>> BEGIN SOURCE DATA
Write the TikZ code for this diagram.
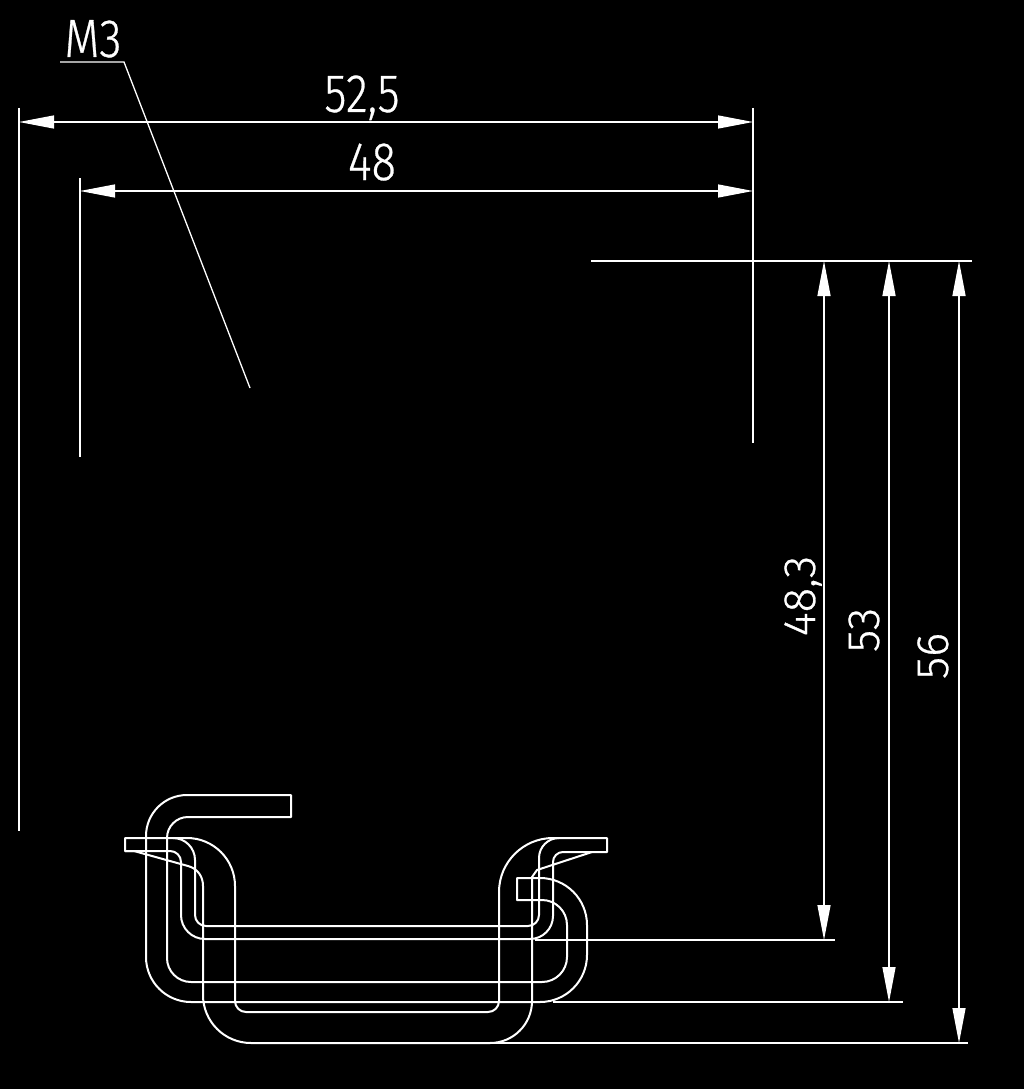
\documentclass[tikz,border=0pt]{standalone}
\usepackage{fontspec}
\usetikzlibrary{arrows.meta}
\newfontfamily\dimfont[FakeBold=.6]{Fira Sans Light}
\tikzset{
  rail/.style={white, line width=2pt, line join=round},
  thinline/.style={white, line width=1.3pt},
  dimline/.style={thinline, <->, >={Triangle[length=35pt,width=13pt]}},
  dimtext/.style={white, font=\dimfont\fontsize{54}{54}\selectfont, inner sep=0pt, anchor=base, xscale=.84},
  dimtextup/.style={dimtext, xscale=1, yscale=.85, rotate=90},
}
\begin{document}
\begin{tikzpicture}[x=1pt, y=1pt]
\useasboundingbox (0,0) rectangle (1024,-1089);
\fill[black] (0,0) rectangle (1024,-1089);
% end points of the dimensions
\coordinate (outerL) at (19,-122);
\coordinate (outerR) at (753,-122);
\coordinate (innerL) at (80,-191);
\coordinate (innerR) at (753,-191);
\coordinate (railTop) at (824,-261);
\coordinate (railLow) at (824,-940);
\coordinate (foldTop) at (889,-261);
\coordinate (foldLow) at (889,-1002);
\coordinate (clipTop) at (959,-261);
\coordinate (clipLow) at (959,-1043);
% extension lines
\draw[thinline] (19,-108) -- (19,-831);
\draw[thinline] (80,-178) -- (80,-457);
\draw[thinline] (753,-108) -- (753,-443);
\draw[thinline] (591,-261) -- (972,-261);
\draw[thinline] (535,-940) -- (835,-940);
\draw[thinline] (553,-1002) -- (903,-1002);
\draw[thinline] (490,-1043) -- (968,-1043);
% dimensions
\draw[dimline] (outerL) -- (outerR);
\draw[dimline] (innerL) -- (innerR);
\draw[dimline] (railTop) -- (railLow);
\draw[dimline] (foldTop) -- (foldLow);
\draw[dimline] (clipTop) -- (clipLow);
\node[dimtext] (lblWide) at (362,-112) {52,5};
\node[dimtext] (lblNarrow) at (372,-180) {48};
\node[dimtextup] (lblRail) at (815,-596) {48,3};
\node[dimtextup] (lblFold) at (879,-630) {53};
\node[dimtextup] (lblClip) at (948,-656) {56};
% thread call-out
\node[dimtext] (lblThread) at (93,-57) {M3};
\draw[thinline] (60,-62) -- (124,-62) -- (250,-388);
% hook piece
\draw[rail] (291,-795) -- (187,-795) arc (90:180:41pt) -- (146,-957) arc (180:270:45pt)
  -- (540,-1002) arc (-90:0:47pt) -- (587,-925) arc (0:90:47pt) -- (517,-878) -- (517,-900)
  -- (542,-900) arc (90:0:25pt) -- (567,-957) arc (0:-90:25pt) -- (191,-982)
  arc (270:180:24pt) -- (167,-838) arc (180:90:21pt) -- (291,-817) -- cycle;
% channel, outer skin
\draw[rail] (125,-838) -- (125,-851) -- (134,-851) -- (188,-866) to [out=-15, in=90] (203,-886) -- (203,-995)
  arc (180:270:48pt) -- (490,-1043) arc (-90:0:42pt) -- (532,-877) -- (537,-870) -- (592,-852)
  -- (607,-852) -- (607,-838) -- (553,-838) arc (90:180:54pt) -- (499,-1001) arc (0:-90:11pt)
  -- (246,-1012) arc (270:180:11pt) -- (235,-886) arc (0:90:48pt) -- cycle;
% channel, inner skin
\draw[rail] (173,-838) arc (90:0:22pt) -- (195,-915) arc (180:270:11pt) -- (528,-926)
  arc (-90:0:11pt) -- (539,-858) arc (180:90:20pt);
\draw[rail] (125,-851) -- (170,-851) arc (90:0:11pt) -- (181,-915) arc (180:270:24pt)
  -- (530,-939) arc (-90:0:23pt) -- (553,-862) arc (180:90:10pt) -- (592,-852);
\end{tikzpicture}
\end{document}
>> END SOURCE DATA
**EXERCISE BRIEF:** Copy the whole of the material above exactly, but not its images.

**TASK OUTPUT:**
Write the TikZ code for this diagram.
\documentclass[tikz,border=0pt]{standalone}
\usepackage{fontspec}
\usetikzlibrary{arrows.meta}
\newfontfamily\dimfont[FakeBold=.6]{Fira Sans Light}
\tikzset{
  rail/.style={white, line width=2pt, line join=round},
  thinline/.style={white, line width=1.3pt},
  dimline/.style={thinline, <->, >={Triangle[length=35pt,width=13pt]}},
  dimtext/.style={white, font=\dimfont\fontsize{54}{54}\selectfont, inner sep=0pt, anchor=base, xscale=.84},
  dimtextup/.style={dimtext, xscale=1, yscale=.85, rotate=90},
}
\begin{document}
\begin{tikzpicture}[x=1pt, y=1pt]
\useasboundingbox (0,0) rectangle (1024,-1089);
\fill[black] (0,0) rectangle (1024,-1089);
% end points of the dimensions
\coordinate (outerL) at (19,-122);
\coordinate (outerR) at (753,-122);
\coordinate (innerL) at (80,-191);
\coordinate (innerR) at (753,-191);
\coordinate (railTop) at (824,-261);
\coordinate (railLow) at (824,-940);
\coordinate (foldTop) at (889,-261);
\coordinate (foldLow) at (889,-1002);
\coordinate (clipTop) at (959,-261);
\coordinate (clipLow) at (959,-1043);
% extension lines
\draw[thinline] (19,-108) -- (19,-831);
\draw[thinline] (80,-178) -- (80,-457);
\draw[thinline] (753,-108) -- (753,-443);
\draw[thinline] (591,-261) -- (972,-261);
\draw[thinline] (535,-940) -- (835,-940);
\draw[thinline] (553,-1002) -- (903,-1002);
\draw[thinline] (490,-1043) -- (968,-1043);
% dimensions
\draw[dimline] (outerL) -- (outerR);
\draw[dimline] (innerL) -- (innerR);
\draw[dimline] (railTop) -- (railLow);
\draw[dimline] (foldTop) -- (foldLow);
\draw[dimline] (clipTop) -- (clipLow);
\node[dimtext] (lblWide) at (362,-112) {52,5};
\node[dimtext] (lblNarrow) at (372,-180) {48};
\node[dimtextup] (lblRail) at (815,-596) {48,3};
\node[dimtextup] (lblFold) at (879,-630) {53};
\node[dimtextup] (lblClip) at (948,-656) {56};
% thread call-out
\node[dimtext] (lblThread) at (93,-57) {M3};
\draw[thinline] (60,-62) -- (124,-62) -- (250,-388);
% hook piece
\draw[rail] (291,-795) -- (187,-795) arc (90:180:41pt) -- (146,-957) arc (180:270:45pt)
  -- (540,-1002) arc (-90:0:47pt) -- (587,-925) arc (0:90:47pt) -- (517,-878) -- (517,-900)
  -- (542,-900) arc (90:0:25pt) -- (567,-957) arc (0:-90:25pt) -- (191,-982)
  arc (270:180:24pt) -- (167,-838) arc (180:90:21pt) -- (291,-817) -- cycle;
% channel, outer skin
\draw[rail] (125,-838) -- (125,-851) -- (134,-851) -- (188,-866) to [out=-15, in=90] (203,-886) -- (203,-995)
  arc (180:270:48pt) -- (490,-1043) arc (-90:0:42pt) -- (532,-877) -- (537,-870) -- (592,-852)
  -- (607,-852) -- (607,-838) -- (553,-838) arc (90:180:54pt) -- (499,-1001) arc (0:-90:11pt)
  -- (246,-1012) arc (270:180:11pt) -- (235,-886) arc (0:90:48pt) -- cycle;
% channel, inner skin
\draw[rail] (173,-838) arc (90:0:22pt) -- (195,-915) arc (180:270:11pt) -- (528,-926)
  arc (-90:0:11pt) -- (539,-858) arc (180:90:20pt);
\draw[rail] (125,-851) -- (170,-851) arc (90:0:11pt) -- (181,-915) arc (180:270:24pt)
  -- (530,-939) arc (-90:0:23pt) -- (553,-862) arc (180:90:10pt) -- (592,-852);
\end{tikzpicture}
\end{document}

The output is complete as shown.